Spisal sul piede di guerra: “Carenza di personale e mal organizzazione"
Dopo l’assemblea al Dipartimento di Prevenzione dell’Ulss2 il sindacato guarda alla mobilitazione dei lavoratori
| Isabella Loschi |
TREVISO - “In tutta la Marca sono 27 gli addetti dello Spisal o quasi. Di questi, tolta una maternità, solo 20 sono assunti a contratto a tempo indeterminato, 6 invece sono stati assunti nel corso dell’anno con contratto a tempo determinato. Oltre ai numeri, che già fotografano una situazione di carenza che non regge più - in particolare se si pensa alla mole di lavoro amministrativo e di controllo che svolgono, l’organizzazione e le condizioni lavorative fanno ormai acqua da tutte le parti”. Questa la situazione che da tempo denuncia la Fp Cgil di Treviso, emersa anche ieri all’assemblea, alla presenza della segretaria regionale del sindacato di categoria Sonia Todesco.

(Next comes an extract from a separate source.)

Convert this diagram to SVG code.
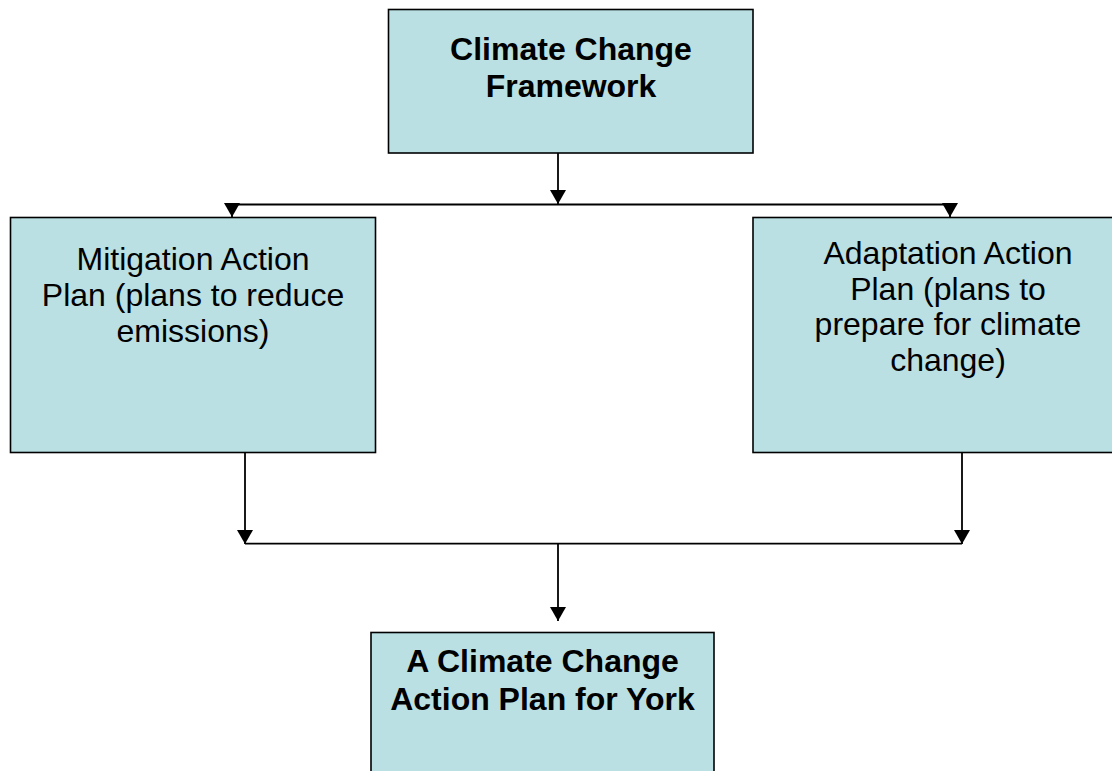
<svg xmlns="http://www.w3.org/2000/svg" width="1112" height="771" viewBox="0 0 1112 771">
<style>
.box{fill:#BAE0E3;stroke:#000;stroke-width:1.6}
.t{font-family:"Liberation Sans",Arial,sans-serif;font-size:32px;fill:#000;text-anchor:middle}
.b{font-weight:bold}
.c{stroke:#000;stroke-width:1.8;fill:none}
</style>
<defs>
<marker id="ah" viewBox="0 0 14 16" refX="14" refY="8" markerWidth="14" markerHeight="16" markerUnits="userSpaceOnUse" orient="auto">
<path d="M0,0 L14,8 L0,16 Z" fill="#000"/>
</marker>
</defs>
<rect width="1112" height="771" fill="#fff"/>
<g id="framework">
<rect class="box" x="388.5" y="9.5" width="364.5" height="143.5"/>
<text class="t b" x="571" y="59.5">Climate Change</text>
<text class="t b" x="571" y="96.5">Framework</text>
</g>
<g id="mitigation">
<rect class="box" x="10.5" y="217.5" width="365" height="235"/>
<text class="t" x="193" y="269.5">Mitigation Action</text>
<text class="t" x="193" y="306">Plan (plans to reduce</text>
<text class="t" x="193" y="342">emissions)</text>
</g>
<g id="adaptation">
<rect class="box" x="753" y="217.5" width="390" height="235"/>
<text class="t" x="948" y="263.5">Adaptation Action</text>
<text class="t" x="948" y="299.5">Plan (plans to</text>
<text class="t" x="948" y="335">prepare for climate</text>
<text class="t" x="948" y="370.5">change)</text>
</g>
<g id="york">
<rect class="box" x="371" y="632.5" width="343" height="150"/>
<text class="t b" x="542.5" y="671.5">A Climate Change</text>
<text class="t b" x="542.5" y="710">Action Plan for York</text>
</g>
<g id="connectors">
<line class="c" x1="558" y1="153" x2="558" y2="204" marker-end="url(#ah)"/>
<line class="c" x1="232" y1="204.5" x2="950" y2="204.5"/>
<line class="c" x1="232" y1="204.5" x2="232" y2="217" marker-end="url(#ah)"/>
<line class="c" x1="950" y1="204.5" x2="950" y2="217" marker-end="url(#ah)"/>
<line class="c" x1="245" y1="453" x2="245" y2="544" marker-end="url(#ah)"/>
<line class="c" x1="962" y1="453" x2="962" y2="544" marker-end="url(#ah)"/>
<line class="c" x1="245" y1="543.7" x2="962" y2="543.7"/>
<line class="c" x1="558" y1="543.7" x2="558" y2="621" marker-end="url(#ah)"/>
</g>
</svg>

“Alle istanze dei lavoratori che continuiamo insistentemente a portare all’attenzione della direzione generale dell’Ulss2 si fa orecchia da mercante - attacca Sara Tommasin della Fp Cgil di Treviso. “Le risposte non arrivano e la situazione peggiora di giorno. Nel 2021, oltre a due pensionamenti sono state quattro le dimissioni volontarie di dipendenti a contratto a tempo indeterminato e quattro assegnazioni ad altri servizi del Dipartimento Prevenzione. Poi, solo nelle ultime settimane, inspiegabilmente, sono arrivati altri trasferimenti di alcuni tecnici. Lo Spisal non è nuovo a criticità - spiega Tommasin -, già nel 2020 quando la direzione del Dipartimento optò per una rotazione settimanale dei tecnici tra i veri servizi: Spisal, Sian, Sisp, Svet, de-professionalizzando di fatto gli addetti da materie particolari come i rischi specifici, chimici, l’amianto e così via, sapendo come in un territorio così industrializzato sia necessario e di grande rilievo per la salute dare risposte precise alle aziende virtuose e operare controlli per identificare quelle che non applicano le norme. Poi, nel corso dell’emergenza sanitaria molti operatori sono stati dirottati ai centri tampone e vaccinali e contestualmente il rispetto dei protocolli sulla sicurezza è stato per buona parte ridimensionato alla compilazione di check list”.
“Un’escalation, dunque, di mal organizzazione e disinvestimento sulla forza lavoro del Dipartimento prevenzione che impatta gravemente sulle condizioni professionali e di vita degli addetti - conclude Tommasin -. La misura è colma, e ora anche con mandato dei lavoratori è giunto il momento di passare ai fatti”.